The thing I love most about this song is how it sneaks up on you. The melody is smooth as glass, the groove is unhurried, and the lyric is basically: “I’m leaving… and I’m not sure I’m okay.” Not exactly a party anthem, yet here we are, humming it in the grocery store next to the frozen okra.
The story it tells (and why it hits)
At face value, it’s an astronaut song. But you don’t have to squint very hard to see what’s really going on: it’s about distance. About disconnection. About doing what you’re “supposed” to do and realizing it comes with a cost.
The narrator isn’t talking like a superhero. He’s not planting flags and giving speeches. He’s a working man with a job, and the job happens to be leaving Earth. That’s the punch in the gut: space travel as a metaphor for any life path that pulls you away from the people you love. Career. Divorce. Touring. Military. Ambition. Addiction. You name it.

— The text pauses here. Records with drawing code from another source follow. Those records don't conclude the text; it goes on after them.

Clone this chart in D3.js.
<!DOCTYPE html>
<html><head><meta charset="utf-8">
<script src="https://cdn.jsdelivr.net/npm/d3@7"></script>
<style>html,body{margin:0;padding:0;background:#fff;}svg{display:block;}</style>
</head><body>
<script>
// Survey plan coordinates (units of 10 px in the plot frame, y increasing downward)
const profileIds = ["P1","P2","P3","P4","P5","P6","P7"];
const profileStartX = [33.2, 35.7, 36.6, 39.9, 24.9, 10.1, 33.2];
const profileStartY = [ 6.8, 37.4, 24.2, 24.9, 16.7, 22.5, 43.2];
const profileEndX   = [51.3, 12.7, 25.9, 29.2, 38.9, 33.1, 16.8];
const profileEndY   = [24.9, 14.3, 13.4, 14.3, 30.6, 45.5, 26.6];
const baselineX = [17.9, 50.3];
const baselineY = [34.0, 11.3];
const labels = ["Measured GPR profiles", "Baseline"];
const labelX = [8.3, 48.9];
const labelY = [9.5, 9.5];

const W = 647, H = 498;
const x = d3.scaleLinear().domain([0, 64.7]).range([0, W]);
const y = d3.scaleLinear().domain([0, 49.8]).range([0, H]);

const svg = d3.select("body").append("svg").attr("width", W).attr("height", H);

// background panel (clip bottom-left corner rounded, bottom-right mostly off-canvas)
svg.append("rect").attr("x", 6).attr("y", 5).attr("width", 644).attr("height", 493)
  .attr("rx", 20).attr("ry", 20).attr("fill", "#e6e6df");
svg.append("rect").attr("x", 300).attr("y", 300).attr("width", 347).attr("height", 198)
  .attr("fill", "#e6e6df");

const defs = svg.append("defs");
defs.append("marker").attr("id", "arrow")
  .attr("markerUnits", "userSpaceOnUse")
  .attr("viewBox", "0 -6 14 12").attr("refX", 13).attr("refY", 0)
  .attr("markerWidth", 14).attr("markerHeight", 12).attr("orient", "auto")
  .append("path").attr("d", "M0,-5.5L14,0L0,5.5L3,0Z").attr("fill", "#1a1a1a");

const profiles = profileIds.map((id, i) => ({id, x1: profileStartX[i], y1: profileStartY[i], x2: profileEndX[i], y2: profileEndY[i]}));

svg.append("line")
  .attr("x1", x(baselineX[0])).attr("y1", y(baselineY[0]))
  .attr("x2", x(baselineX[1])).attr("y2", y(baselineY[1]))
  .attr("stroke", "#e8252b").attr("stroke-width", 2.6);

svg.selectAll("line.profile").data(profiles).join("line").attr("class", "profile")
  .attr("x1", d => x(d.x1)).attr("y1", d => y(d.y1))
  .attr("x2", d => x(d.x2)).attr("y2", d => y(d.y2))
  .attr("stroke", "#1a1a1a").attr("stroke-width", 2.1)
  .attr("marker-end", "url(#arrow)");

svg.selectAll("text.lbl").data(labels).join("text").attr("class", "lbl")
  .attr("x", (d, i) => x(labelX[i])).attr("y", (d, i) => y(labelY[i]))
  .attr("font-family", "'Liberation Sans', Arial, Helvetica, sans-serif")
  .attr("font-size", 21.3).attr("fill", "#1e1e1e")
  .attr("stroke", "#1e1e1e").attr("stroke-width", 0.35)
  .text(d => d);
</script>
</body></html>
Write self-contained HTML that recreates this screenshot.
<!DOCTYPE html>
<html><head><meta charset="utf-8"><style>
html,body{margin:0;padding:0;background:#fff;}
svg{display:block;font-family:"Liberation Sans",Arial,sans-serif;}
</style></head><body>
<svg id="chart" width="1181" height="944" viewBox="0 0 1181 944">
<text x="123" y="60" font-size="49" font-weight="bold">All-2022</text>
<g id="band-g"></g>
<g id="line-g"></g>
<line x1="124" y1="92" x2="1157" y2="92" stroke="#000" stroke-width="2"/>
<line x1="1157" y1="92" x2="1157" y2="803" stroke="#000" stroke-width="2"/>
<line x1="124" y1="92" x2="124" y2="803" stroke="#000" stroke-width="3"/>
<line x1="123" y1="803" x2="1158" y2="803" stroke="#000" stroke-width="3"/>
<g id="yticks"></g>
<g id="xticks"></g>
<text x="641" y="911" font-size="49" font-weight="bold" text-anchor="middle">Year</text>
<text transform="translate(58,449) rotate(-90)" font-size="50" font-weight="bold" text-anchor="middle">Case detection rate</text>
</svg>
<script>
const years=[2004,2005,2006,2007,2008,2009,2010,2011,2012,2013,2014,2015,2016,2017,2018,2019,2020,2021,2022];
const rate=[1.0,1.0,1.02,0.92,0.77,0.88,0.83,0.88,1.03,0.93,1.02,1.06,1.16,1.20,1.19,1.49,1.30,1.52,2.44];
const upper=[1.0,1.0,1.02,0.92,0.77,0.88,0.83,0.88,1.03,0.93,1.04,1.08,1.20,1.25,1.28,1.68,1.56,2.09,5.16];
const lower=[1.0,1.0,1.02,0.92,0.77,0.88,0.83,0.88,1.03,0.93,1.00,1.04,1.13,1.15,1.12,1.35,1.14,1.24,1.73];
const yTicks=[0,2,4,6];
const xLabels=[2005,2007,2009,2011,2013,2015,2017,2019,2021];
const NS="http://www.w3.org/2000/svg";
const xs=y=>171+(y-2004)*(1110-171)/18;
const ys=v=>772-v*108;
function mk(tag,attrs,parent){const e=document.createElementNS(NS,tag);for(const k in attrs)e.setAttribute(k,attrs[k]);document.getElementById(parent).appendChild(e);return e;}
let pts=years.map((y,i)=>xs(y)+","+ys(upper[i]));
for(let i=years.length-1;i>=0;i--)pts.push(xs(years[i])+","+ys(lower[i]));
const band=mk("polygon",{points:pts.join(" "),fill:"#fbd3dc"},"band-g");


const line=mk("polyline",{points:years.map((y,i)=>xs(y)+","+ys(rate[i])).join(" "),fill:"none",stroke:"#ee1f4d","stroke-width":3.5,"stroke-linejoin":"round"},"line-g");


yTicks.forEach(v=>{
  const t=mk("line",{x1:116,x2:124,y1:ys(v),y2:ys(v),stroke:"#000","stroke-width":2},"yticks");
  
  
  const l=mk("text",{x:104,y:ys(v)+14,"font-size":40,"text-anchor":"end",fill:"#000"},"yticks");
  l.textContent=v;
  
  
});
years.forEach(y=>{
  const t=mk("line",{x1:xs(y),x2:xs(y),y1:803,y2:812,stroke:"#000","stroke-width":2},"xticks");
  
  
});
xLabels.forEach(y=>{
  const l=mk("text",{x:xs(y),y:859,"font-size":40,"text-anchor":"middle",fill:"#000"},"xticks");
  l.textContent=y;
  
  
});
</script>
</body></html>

And of course, the lyric was written by Bernie Taupin, who had a particular talent for turning big ideas into plainspoken lines that feel like they were written on a napkin during a late-night truth session.
Musically: simple, but sneaky-good
“Rocket Man” is one of those songs that’s not trying to show off… and that’s why it’s so strong. The changes are approachable, the tempo gives you room to breathe, and the whole arrangement feels like it’s floating about six inches above the floor.
If you’re playing it on guitar, you can take it a couple ways:
- Campfire version: steady strum, let the vocal carry the emotion.
- “Make it cinematic” version: arpeggiate the chords and let it shimmer.
- Band version: keep it restrained. This song doesn’t need a full-contact tackle from the rhythm section. It needs space. (Appropriate, right?)
And if you’re singing it: don’t oversing it. This is not a “belt the rafters” tune. It’s a “tell the truth and let the room get quiet” tune.
The line that always gets me
You know the one. The moment where the song stops being clever and becomes painfully human. That’s the genius here: it’s not about rockets. It’s about what it costs to leave… even when leaving is the plan.
So put this one on the stand this week. Play it slow. Let it breathe. And if you mess up a chord or two, just call it “zero gravity phrasing.” Works every time.